## [What to work on]
Write out the data again exactly, skipping every picture.

§

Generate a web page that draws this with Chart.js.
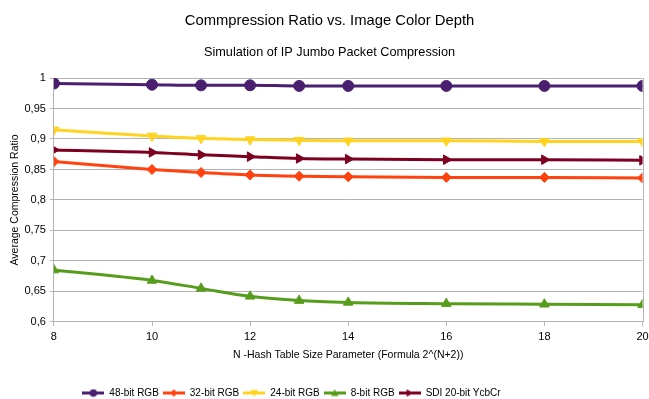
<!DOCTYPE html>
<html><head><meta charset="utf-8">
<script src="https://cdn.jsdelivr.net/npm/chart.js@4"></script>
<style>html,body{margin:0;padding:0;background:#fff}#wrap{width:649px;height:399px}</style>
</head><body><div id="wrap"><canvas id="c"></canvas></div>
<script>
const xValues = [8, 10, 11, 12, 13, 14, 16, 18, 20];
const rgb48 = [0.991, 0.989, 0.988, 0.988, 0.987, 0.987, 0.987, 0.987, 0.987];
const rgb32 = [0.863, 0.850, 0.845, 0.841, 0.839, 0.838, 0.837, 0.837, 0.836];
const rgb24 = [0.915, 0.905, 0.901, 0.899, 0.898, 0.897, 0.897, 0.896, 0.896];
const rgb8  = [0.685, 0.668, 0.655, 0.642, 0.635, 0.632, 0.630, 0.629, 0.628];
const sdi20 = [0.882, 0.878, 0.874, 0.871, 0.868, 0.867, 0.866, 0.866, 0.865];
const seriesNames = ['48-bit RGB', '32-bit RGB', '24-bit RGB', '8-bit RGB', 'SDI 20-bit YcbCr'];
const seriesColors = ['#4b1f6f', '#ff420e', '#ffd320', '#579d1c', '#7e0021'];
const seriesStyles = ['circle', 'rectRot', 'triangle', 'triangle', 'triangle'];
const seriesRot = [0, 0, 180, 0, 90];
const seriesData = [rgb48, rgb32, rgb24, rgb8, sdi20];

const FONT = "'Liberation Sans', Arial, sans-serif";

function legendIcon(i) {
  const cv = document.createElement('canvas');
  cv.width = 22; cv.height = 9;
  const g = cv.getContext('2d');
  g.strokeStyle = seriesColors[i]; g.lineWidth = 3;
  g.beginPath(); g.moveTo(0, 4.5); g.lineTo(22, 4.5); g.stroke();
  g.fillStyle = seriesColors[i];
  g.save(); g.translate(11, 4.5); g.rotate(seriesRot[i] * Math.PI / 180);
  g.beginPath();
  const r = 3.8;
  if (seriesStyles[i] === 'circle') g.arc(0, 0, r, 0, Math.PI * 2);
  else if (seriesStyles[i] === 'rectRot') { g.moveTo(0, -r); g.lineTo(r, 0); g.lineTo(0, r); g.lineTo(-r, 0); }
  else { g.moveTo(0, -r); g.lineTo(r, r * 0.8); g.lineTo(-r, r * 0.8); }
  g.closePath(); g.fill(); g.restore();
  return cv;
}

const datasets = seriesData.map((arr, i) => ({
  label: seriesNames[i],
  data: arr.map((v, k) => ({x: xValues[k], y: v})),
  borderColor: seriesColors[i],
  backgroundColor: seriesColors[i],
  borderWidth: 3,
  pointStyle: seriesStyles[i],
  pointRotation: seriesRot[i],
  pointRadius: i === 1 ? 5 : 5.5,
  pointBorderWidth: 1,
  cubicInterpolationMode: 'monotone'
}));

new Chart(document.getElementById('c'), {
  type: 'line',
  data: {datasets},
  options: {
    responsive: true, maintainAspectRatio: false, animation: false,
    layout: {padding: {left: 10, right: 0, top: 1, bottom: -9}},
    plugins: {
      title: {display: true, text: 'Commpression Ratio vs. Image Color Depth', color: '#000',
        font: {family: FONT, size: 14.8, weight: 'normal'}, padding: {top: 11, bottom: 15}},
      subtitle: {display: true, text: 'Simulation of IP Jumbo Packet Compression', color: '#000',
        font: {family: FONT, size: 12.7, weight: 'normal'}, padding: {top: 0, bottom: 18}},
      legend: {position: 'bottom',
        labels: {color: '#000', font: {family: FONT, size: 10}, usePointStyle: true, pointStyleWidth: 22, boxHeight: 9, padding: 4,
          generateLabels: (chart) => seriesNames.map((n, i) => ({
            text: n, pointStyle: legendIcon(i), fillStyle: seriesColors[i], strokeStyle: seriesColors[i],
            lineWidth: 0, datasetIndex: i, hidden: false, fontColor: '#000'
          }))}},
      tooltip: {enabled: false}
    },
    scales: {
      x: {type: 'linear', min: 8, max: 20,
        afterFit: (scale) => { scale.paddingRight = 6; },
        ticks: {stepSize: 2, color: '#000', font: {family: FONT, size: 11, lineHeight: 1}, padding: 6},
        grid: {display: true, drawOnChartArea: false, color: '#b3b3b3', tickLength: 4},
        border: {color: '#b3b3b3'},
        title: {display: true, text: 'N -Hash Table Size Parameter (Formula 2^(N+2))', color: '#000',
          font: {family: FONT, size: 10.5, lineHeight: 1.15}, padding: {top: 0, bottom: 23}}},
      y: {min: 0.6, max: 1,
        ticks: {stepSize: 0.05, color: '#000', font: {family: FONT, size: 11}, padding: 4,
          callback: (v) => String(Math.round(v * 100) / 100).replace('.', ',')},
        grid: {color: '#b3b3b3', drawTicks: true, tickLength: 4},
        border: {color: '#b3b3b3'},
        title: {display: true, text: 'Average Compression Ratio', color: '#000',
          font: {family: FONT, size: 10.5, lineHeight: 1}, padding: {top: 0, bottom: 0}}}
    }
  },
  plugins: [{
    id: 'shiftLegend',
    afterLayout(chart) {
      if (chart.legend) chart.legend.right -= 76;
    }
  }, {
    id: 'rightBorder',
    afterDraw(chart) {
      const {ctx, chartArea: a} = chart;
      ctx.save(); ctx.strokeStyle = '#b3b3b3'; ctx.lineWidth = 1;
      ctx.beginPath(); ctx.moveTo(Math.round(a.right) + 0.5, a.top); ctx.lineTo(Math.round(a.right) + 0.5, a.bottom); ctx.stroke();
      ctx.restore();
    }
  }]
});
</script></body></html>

§

## [Solution for this exercise]
Generate a web page that draws this with Chart.js.
<!DOCTYPE html>
<html><head><meta charset="utf-8">
<script src="https://cdn.jsdelivr.net/npm/chart.js@4"></script>
<style>html,body{margin:0;padding:0;background:#fff}#wrap{width:649px;height:399px}</style>
</head><body><div id="wrap"><canvas id="c"></canvas></div>
<script>
const xValues = [8, 10, 11, 12, 13, 14, 16, 18, 20];
const rgb48 = [0.991, 0.989, 0.988, 0.988, 0.987, 0.987, 0.987, 0.987, 0.987];
const rgb32 = [0.863, 0.850, 0.845, 0.841, 0.839, 0.838, 0.837, 0.837, 0.836];
const rgb24 = [0.915, 0.905, 0.901, 0.899, 0.898, 0.897, 0.897, 0.896, 0.896];
const rgb8  = [0.685, 0.668, 0.655, 0.642, 0.635, 0.632, 0.630, 0.629, 0.628];
const sdi20 = [0.882, 0.878, 0.874, 0.871, 0.868, 0.867, 0.866, 0.866, 0.865];
const seriesNames = ['48-bit RGB', '32-bit RGB', '24-bit RGB', '8-bit RGB', 'SDI 20-bit YcbCr'];
const seriesColors = ['#4b1f6f', '#ff420e', '#ffd320', '#579d1c', '#7e0021'];
const seriesStyles = ['circle', 'rectRot', 'triangle', 'triangle', 'triangle'];
const seriesRot = [0, 0, 180, 0, 90];
const seriesData = [rgb48, rgb32, rgb24, rgb8, sdi20];

const FONT = "'Liberation Sans', Arial, sans-serif";

function legendIcon(i) {
  const cv = document.createElement('canvas');
  cv.width = 22; cv.height = 9;
  const g = cv.getContext('2d');
  g.strokeStyle = seriesColors[i]; g.lineWidth = 3;
  g.beginPath(); g.moveTo(0, 4.5); g.lineTo(22, 4.5); g.stroke();
  g.fillStyle = seriesColors[i];
  g.save(); g.translate(11, 4.5); g.rotate(seriesRot[i] * Math.PI / 180);
  g.beginPath();
  const r = 3.8;
  if (seriesStyles[i] === 'circle') g.arc(0, 0, r, 0, Math.PI * 2);
  else if (seriesStyles[i] === 'rectRot') { g.moveTo(0, -r); g.lineTo(r, 0); g.lineTo(0, r); g.lineTo(-r, 0); }
  else { g.moveTo(0, -r); g.lineTo(r, r * 0.8); g.lineTo(-r, r * 0.8); }
  g.closePath(); g.fill(); g.restore();
  return cv;
}

const datasets = seriesData.map((arr, i) => ({
  label: seriesNames[i],
  data: arr.map((v, k) => ({x: xValues[k], y: v})),
  borderColor: seriesColors[i],
  backgroundColor: seriesColors[i],
  borderWidth: 3,
  pointStyle: seriesStyles[i],
  pointRotation: seriesRot[i],
  pointRadius: i === 1 ? 5 : 5.5,
  pointBorderWidth: 1,
  cubicInterpolationMode: 'monotone'
}));

new Chart(document.getElementById('c'), {
  type: 'line',
  data: {datasets},
  options: {
    responsive: true, maintainAspectRatio: false, animation: false,
    layout: {padding: {left: 10, right: 0, top: 1, bottom: -9}},
    plugins: {
      title: {display: true, text: 'Commpression Ratio vs. Image Color Depth', color: '#000',
        font: {family: FONT, size: 14.8, weight: 'normal'}, padding: {top: 11, bottom: 15}},
      subtitle: {display: true, text: 'Simulation of IP Jumbo Packet Compression', color: '#000',
        font: {family: FONT, size: 12.7, weight: 'normal'}, padding: {top: 0, bottom: 18}},
      legend: {position: 'bottom',
        labels: {color: '#000', font: {family: FONT, size: 10}, usePointStyle: true, pointStyleWidth: 22, boxHeight: 9, padding: 4,
          generateLabels: (chart) => seriesNames.map((n, i) => ({
            text: n, pointStyle: legendIcon(i), fillStyle: seriesColors[i], strokeStyle: seriesColors[i],
            lineWidth: 0, datasetIndex: i, hidden: false, fontColor: '#000'
          }))}},
      tooltip: {enabled: false}
    },
    scales: {
      x: {type: 'linear', min: 8, max: 20,
        afterFit: (scale) => { scale.paddingRight = 6; },
        ticks: {stepSize: 2, color: '#000', font: {family: FONT, size: 11, lineHeight: 1}, padding: 6},
        grid: {display: true, drawOnChartArea: false, color: '#b3b3b3', tickLength: 4},
        border: {color: '#b3b3b3'},
        title: {display: true, text: 'N -Hash Table Size Parameter (Formula 2^(N+2))', color: '#000',
          font: {family: FONT, size: 10.5, lineHeight: 1.15}, padding: {top: 0, bottom: 23}}},
      y: {min: 0.6, max: 1,
        ticks: {stepSize: 0.05, color: '#000', font: {family: FONT, size: 11}, padding: 4,
          callback: (v) => String(Math.round(v * 100) / 100).replace('.', ',')},
        grid: {color: '#b3b3b3', drawTicks: true, tickLength: 4},
        border: {color: '#b3b3b3'},
        title: {display: true, text: 'Average Compression Ratio', color: '#000',
          font: {family: FONT, size: 10.5, lineHeight: 1}, padding: {top: 0, bottom: 0}}}
    }
  },
  plugins: [{
    id: 'shiftLegend',
    afterLayout(chart) {
      if (chart.legend) chart.legend.right -= 76;
    }
  }, {
    id: 'rightBorder',
    afterDraw(chart) {
      const {ctx, chartArea: a} = chart;
      ctx.save(); ctx.strokeStyle = '#b3b3b3'; ctx.lineWidth = 1;
      ctx.beginPath(); ctx.moveTo(Math.round(a.right) + 0.5, a.top); ctx.lineTo(Math.round(a.right) + 0.5, a.bottom); ctx.stroke();
      ctx.restore();
    }
  }]
});
</script></body></html>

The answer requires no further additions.